BEGIN
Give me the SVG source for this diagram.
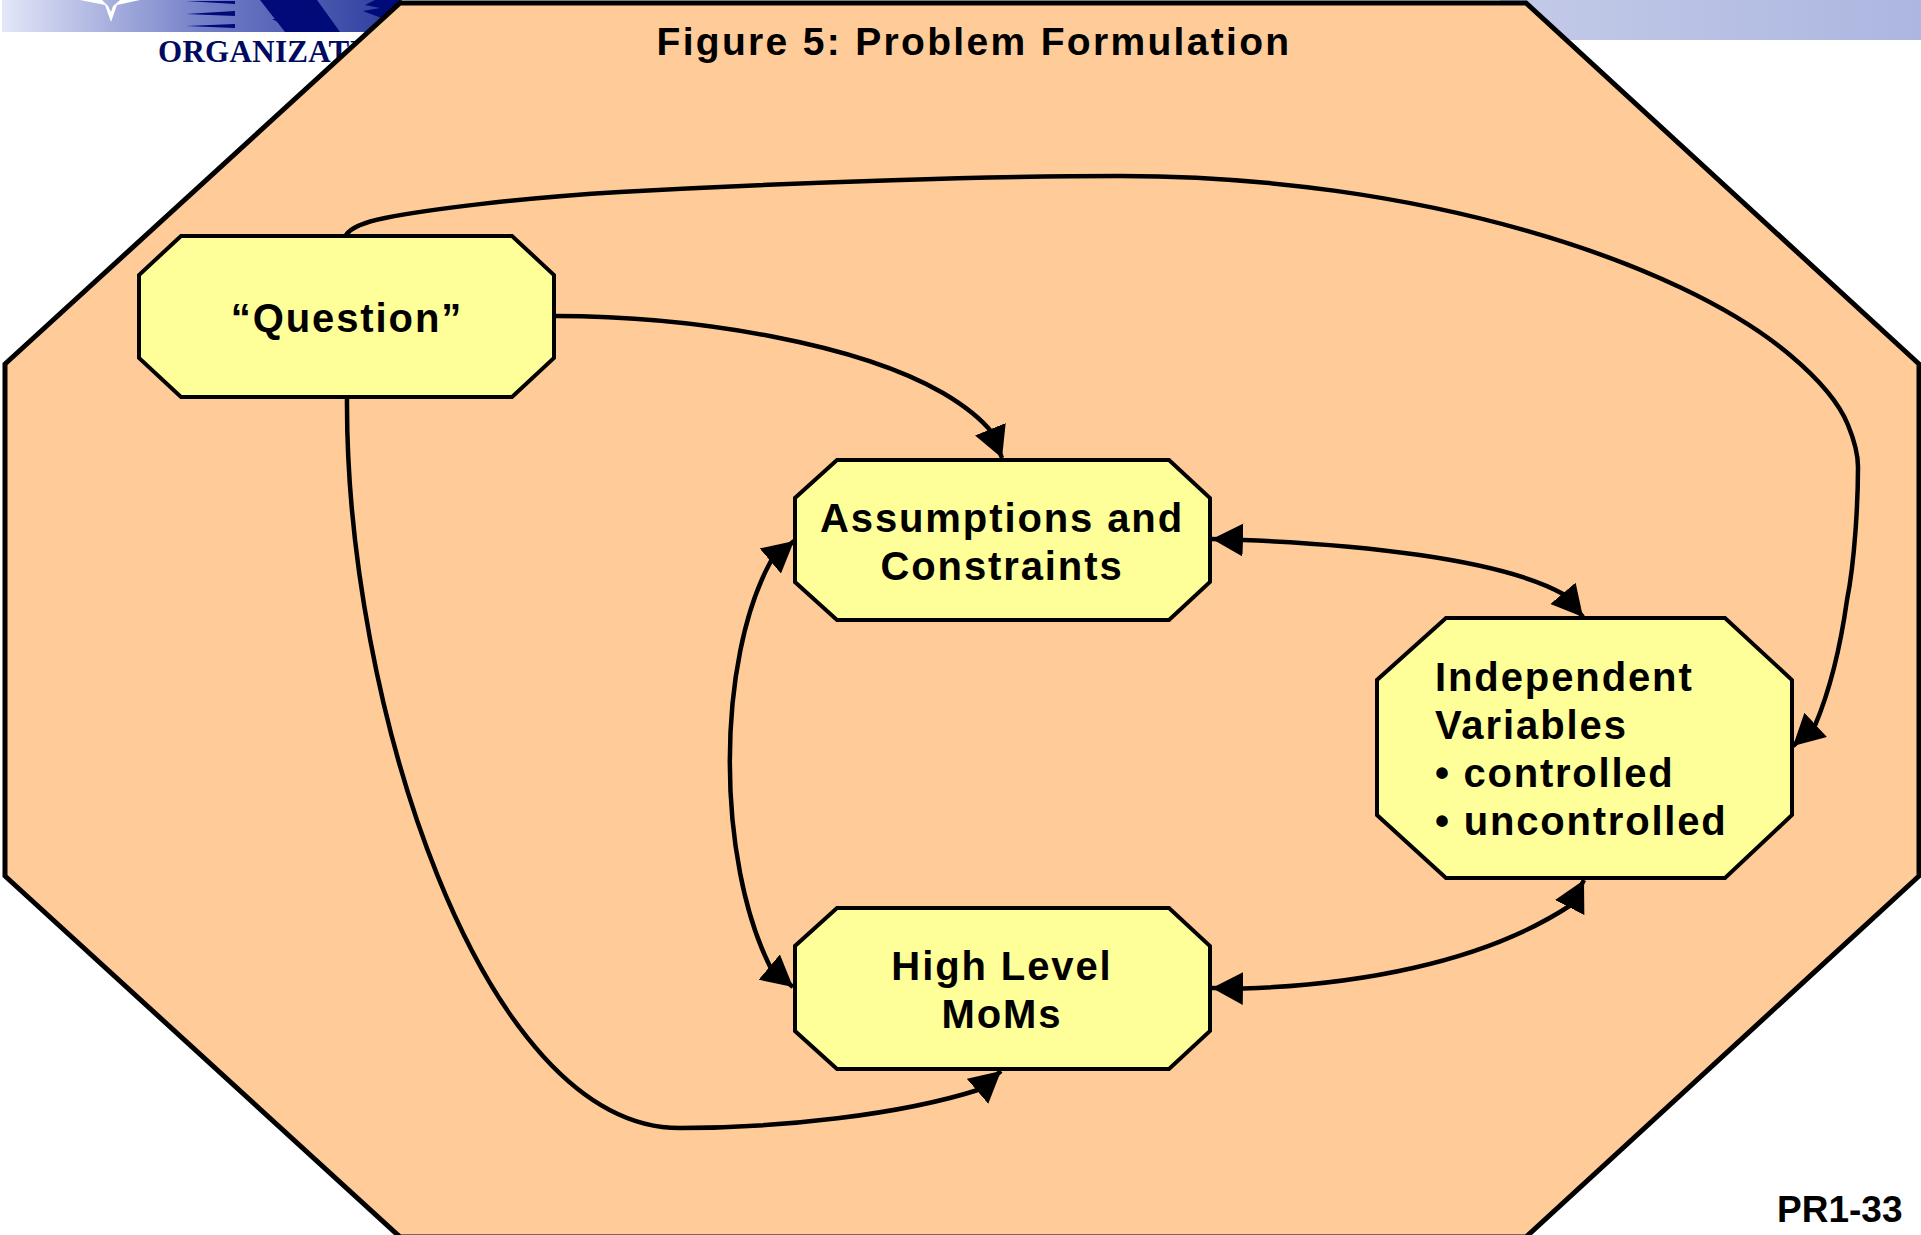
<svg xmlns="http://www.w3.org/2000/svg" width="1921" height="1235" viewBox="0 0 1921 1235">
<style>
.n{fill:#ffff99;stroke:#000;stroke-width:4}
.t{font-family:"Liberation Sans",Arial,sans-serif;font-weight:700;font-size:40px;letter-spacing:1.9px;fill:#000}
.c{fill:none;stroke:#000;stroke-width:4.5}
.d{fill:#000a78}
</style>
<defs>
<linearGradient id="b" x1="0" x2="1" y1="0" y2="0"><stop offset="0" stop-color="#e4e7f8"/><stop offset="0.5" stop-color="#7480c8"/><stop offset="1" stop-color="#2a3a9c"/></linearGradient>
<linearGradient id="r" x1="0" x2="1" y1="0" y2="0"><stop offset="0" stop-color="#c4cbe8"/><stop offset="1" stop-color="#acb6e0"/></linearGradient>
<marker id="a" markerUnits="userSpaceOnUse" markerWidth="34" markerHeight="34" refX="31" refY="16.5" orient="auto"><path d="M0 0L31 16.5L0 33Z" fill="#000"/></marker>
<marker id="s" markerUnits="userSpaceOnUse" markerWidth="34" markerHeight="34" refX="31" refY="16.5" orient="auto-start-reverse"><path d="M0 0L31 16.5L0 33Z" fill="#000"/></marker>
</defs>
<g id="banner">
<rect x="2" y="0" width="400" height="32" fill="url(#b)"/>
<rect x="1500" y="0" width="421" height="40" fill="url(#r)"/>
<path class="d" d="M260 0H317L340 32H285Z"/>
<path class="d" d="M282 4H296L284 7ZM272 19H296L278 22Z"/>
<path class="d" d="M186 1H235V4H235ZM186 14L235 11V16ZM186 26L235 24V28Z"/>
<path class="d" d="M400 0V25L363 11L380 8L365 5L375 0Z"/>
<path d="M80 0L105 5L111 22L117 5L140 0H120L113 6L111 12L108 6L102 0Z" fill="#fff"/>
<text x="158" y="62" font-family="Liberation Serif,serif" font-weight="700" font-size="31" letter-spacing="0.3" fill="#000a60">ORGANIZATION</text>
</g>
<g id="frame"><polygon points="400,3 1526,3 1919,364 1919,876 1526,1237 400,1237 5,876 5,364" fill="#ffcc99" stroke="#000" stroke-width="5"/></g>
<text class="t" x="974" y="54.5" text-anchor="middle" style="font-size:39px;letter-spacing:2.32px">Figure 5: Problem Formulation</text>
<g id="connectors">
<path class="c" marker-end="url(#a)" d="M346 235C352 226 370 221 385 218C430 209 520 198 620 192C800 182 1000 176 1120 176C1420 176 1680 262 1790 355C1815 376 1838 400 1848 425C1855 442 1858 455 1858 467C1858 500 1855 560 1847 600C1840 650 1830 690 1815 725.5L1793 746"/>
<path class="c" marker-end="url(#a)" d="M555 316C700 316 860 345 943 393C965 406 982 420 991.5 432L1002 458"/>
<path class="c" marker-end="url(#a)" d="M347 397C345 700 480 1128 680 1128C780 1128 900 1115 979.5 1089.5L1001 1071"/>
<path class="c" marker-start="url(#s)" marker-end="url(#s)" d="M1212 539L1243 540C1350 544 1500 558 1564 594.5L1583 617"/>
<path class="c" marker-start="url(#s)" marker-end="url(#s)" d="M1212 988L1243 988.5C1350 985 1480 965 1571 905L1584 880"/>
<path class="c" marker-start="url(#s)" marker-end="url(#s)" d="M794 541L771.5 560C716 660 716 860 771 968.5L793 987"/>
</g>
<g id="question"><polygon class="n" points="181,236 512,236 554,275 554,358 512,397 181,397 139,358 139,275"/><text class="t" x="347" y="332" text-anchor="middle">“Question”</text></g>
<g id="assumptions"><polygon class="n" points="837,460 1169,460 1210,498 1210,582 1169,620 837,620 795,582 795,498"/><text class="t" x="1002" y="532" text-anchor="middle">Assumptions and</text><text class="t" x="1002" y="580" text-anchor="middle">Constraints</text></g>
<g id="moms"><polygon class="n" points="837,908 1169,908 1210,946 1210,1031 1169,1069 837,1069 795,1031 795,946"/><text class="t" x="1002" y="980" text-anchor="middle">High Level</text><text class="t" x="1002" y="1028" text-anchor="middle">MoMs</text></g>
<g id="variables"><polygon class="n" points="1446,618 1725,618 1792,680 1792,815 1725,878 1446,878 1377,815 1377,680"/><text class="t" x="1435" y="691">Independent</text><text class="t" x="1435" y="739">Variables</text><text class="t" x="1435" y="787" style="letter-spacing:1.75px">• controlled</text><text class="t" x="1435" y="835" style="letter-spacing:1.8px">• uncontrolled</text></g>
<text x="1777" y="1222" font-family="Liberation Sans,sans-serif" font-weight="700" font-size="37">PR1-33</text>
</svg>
END
CHALLENGE: Make an exact copy of the listing above. Do not include the pictures.

TASK RESULT:
Give me the SVG source for this diagram.
<svg xmlns="http://www.w3.org/2000/svg" width="1921" height="1235" viewBox="0 0 1921 1235">
<style>
.n{fill:#ffff99;stroke:#000;stroke-width:4}
.t{font-family:"Liberation Sans",Arial,sans-serif;font-weight:700;font-size:40px;letter-spacing:1.9px;fill:#000}
.c{fill:none;stroke:#000;stroke-width:4.5}
.d{fill:#000a78}
</style>
<defs>
<linearGradient id="b" x1="0" x2="1" y1="0" y2="0"><stop offset="0" stop-color="#e4e7f8"/><stop offset="0.5" stop-color="#7480c8"/><stop offset="1" stop-color="#2a3a9c"/></linearGradient>
<linearGradient id="r" x1="0" x2="1" y1="0" y2="0"><stop offset="0" stop-color="#c4cbe8"/><stop offset="1" stop-color="#acb6e0"/></linearGradient>
<marker id="a" markerUnits="userSpaceOnUse" markerWidth="34" markerHeight="34" refX="31" refY="16.5" orient="auto"><path d="M0 0L31 16.5L0 33Z" fill="#000"/></marker>
<marker id="s" markerUnits="userSpaceOnUse" markerWidth="34" markerHeight="34" refX="31" refY="16.5" orient="auto-start-reverse"><path d="M0 0L31 16.5L0 33Z" fill="#000"/></marker>
</defs>
<g id="banner">
<rect x="2" y="0" width="400" height="32" fill="url(#b)"/>
<rect x="1500" y="0" width="421" height="40" fill="url(#r)"/>
<path class="d" d="M260 0H317L340 32H285Z"/>
<path class="d" d="M282 4H296L284 7ZM272 19H296L278 22Z"/>
<path class="d" d="M186 1H235V4H235ZM186 14L235 11V16ZM186 26L235 24V28Z"/>
<path class="d" d="M400 0V25L363 11L380 8L365 5L375 0Z"/>
<path d="M80 0L105 5L111 22L117 5L140 0H120L113 6L111 12L108 6L102 0Z" fill="#fff"/>
<text x="158" y="62" font-family="Liberation Serif,serif" font-weight="700" font-size="31" letter-spacing="0.3" fill="#000a60">ORGANIZATION</text>
</g>
<g id="frame"><polygon points="400,3 1526,3 1919,364 1919,876 1526,1237 400,1237 5,876 5,364" fill="#ffcc99" stroke="#000" stroke-width="5"/></g>
<text class="t" x="974" y="54.5" text-anchor="middle" style="font-size:39px;letter-spacing:2.32px">Figure 5: Problem Formulation</text>
<g id="connectors">
<path class="c" marker-end="url(#a)" d="M346 235C352 226 370 221 385 218C430 209 520 198 620 192C800 182 1000 176 1120 176C1420 176 1680 262 1790 355C1815 376 1838 400 1848 425C1855 442 1858 455 1858 467C1858 500 1855 560 1847 600C1840 650 1830 690 1815 725.5L1793 746"/>
<path class="c" marker-end="url(#a)" d="M555 316C700 316 860 345 943 393C965 406 982 420 991.5 432L1002 458"/>
<path class="c" marker-end="url(#a)" d="M347 397C345 700 480 1128 680 1128C780 1128 900 1115 979.5 1089.5L1001 1071"/>
<path class="c" marker-start="url(#s)" marker-end="url(#s)" d="M1212 539L1243 540C1350 544 1500 558 1564 594.5L1583 617"/>
<path class="c" marker-start="url(#s)" marker-end="url(#s)" d="M1212 988L1243 988.5C1350 985 1480 965 1571 905L1584 880"/>
<path class="c" marker-start="url(#s)" marker-end="url(#s)" d="M794 541L771.5 560C716 660 716 860 771 968.5L793 987"/>
</g>
<g id="question"><polygon class="n" points="181,236 512,236 554,275 554,358 512,397 181,397 139,358 139,275"/><text class="t" x="347" y="332" text-anchor="middle">“Question”</text></g>
<g id="assumptions"><polygon class="n" points="837,460 1169,460 1210,498 1210,582 1169,620 837,620 795,582 795,498"/><text class="t" x="1002" y="532" text-anchor="middle">Assumptions and</text><text class="t" x="1002" y="580" text-anchor="middle">Constraints</text></g>
<g id="moms"><polygon class="n" points="837,908 1169,908 1210,946 1210,1031 1169,1069 837,1069 795,1031 795,946"/><text class="t" x="1002" y="980" text-anchor="middle">High Level</text><text class="t" x="1002" y="1028" text-anchor="middle">MoMs</text></g>
<g id="variables"><polygon class="n" points="1446,618 1725,618 1792,680 1792,815 1725,878 1446,878 1377,815 1377,680"/><text class="t" x="1435" y="691">Independent</text><text class="t" x="1435" y="739">Variables</text><text class="t" x="1435" y="787" style="letter-spacing:1.75px">• controlled</text><text class="t" x="1435" y="835" style="letter-spacing:1.8px">• uncontrolled</text></g>
<text x="1777" y="1222" font-family="Liberation Sans,sans-serif" font-weight="700" font-size="37">PR1-33</text>
</svg>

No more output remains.